What you are asked to do. Leaving out every picture, retype the lines below from the top through the one that contains "right=4cm of wait]".

=-=-=

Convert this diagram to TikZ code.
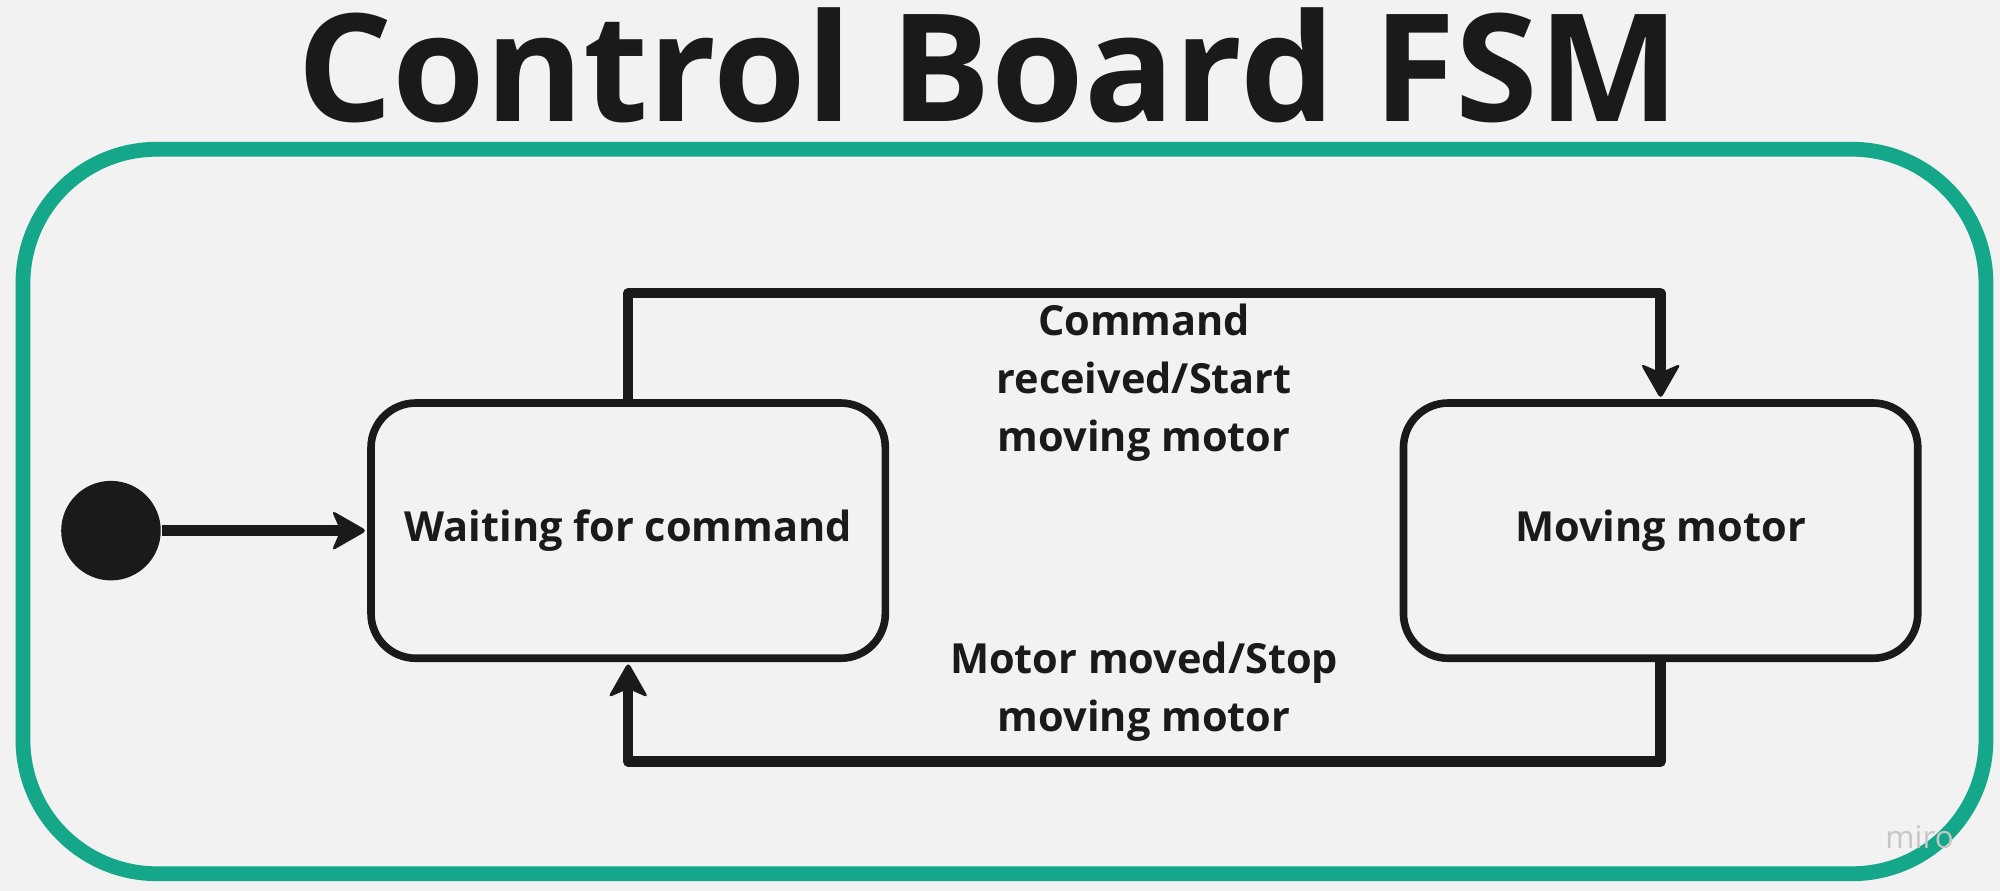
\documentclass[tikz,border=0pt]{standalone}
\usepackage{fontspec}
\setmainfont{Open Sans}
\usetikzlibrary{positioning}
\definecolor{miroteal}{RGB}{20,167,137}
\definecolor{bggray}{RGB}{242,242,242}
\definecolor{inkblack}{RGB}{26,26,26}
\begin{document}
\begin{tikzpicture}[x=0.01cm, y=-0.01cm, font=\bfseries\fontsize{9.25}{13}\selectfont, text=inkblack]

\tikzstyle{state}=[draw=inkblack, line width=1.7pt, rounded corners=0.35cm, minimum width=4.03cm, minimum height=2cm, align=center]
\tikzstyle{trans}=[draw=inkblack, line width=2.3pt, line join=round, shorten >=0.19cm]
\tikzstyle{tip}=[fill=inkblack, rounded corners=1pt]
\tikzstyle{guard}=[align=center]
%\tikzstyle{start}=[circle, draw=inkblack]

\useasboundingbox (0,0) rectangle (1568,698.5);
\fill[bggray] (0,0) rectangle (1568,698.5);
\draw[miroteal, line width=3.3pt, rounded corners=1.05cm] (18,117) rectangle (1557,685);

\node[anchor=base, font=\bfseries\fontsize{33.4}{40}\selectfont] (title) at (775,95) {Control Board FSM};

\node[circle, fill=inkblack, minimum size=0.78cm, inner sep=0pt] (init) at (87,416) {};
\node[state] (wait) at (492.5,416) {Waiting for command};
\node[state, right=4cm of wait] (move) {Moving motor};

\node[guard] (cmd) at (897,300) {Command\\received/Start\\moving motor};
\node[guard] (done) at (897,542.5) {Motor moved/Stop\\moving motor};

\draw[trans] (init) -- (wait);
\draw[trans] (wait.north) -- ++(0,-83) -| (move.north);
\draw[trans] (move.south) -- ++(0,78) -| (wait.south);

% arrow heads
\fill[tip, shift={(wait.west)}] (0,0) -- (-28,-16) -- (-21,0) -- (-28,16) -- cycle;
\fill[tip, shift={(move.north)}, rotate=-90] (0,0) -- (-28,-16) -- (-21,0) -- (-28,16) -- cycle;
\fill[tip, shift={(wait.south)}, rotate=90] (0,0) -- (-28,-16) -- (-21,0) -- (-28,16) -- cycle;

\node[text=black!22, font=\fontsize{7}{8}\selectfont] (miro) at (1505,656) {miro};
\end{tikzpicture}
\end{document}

=-=-=

Solution.
Convert this diagram to TikZ code.
\documentclass[tikz,border=0pt]{standalone}
\usepackage{fontspec}
\setmainfont{Open Sans}
\usetikzlibrary{positioning}
\definecolor{miroteal}{RGB}{20,167,137}
\definecolor{bggray}{RGB}{242,242,242}
\definecolor{inkblack}{RGB}{26,26,26}
\begin{document}
\begin{tikzpicture}[x=0.01cm, y=-0.01cm, font=\bfseries\fontsize{9.25}{13}\selectfont, text=inkblack]

\tikzstyle{state}=[draw=inkblack, line width=1.7pt, rounded corners=0.35cm, minimum width=4.03cm, minimum height=2cm, align=center]
\tikzstyle{trans}=[draw=inkblack, line width=2.3pt, line join=round, shorten >=0.19cm]
\tikzstyle{tip}=[fill=inkblack, rounded corners=1pt]
\tikzstyle{guard}=[align=center]
%\tikzstyle{start}=[circle, draw=inkblack]

\useasboundingbox (0,0) rectangle (1568,698.5);
\fill[bggray] (0,0) rectangle (1568,698.5);
\draw[miroteal, line width=3.3pt, rounded corners=1.05cm] (18,117) rectangle (1557,685);

\node[anchor=base, font=\bfseries\fontsize{33.4}{40}\selectfont] (title) at (775,95) {Control Board FSM};

\node[circle, fill=inkblack, minimum size=0.78cm, inner sep=0pt] (init) at (87,416) {};
\node[state] (wait) at (492.5,416) {Waiting for command};
\node[state, right=4cm of wait] (move) {Moving motor};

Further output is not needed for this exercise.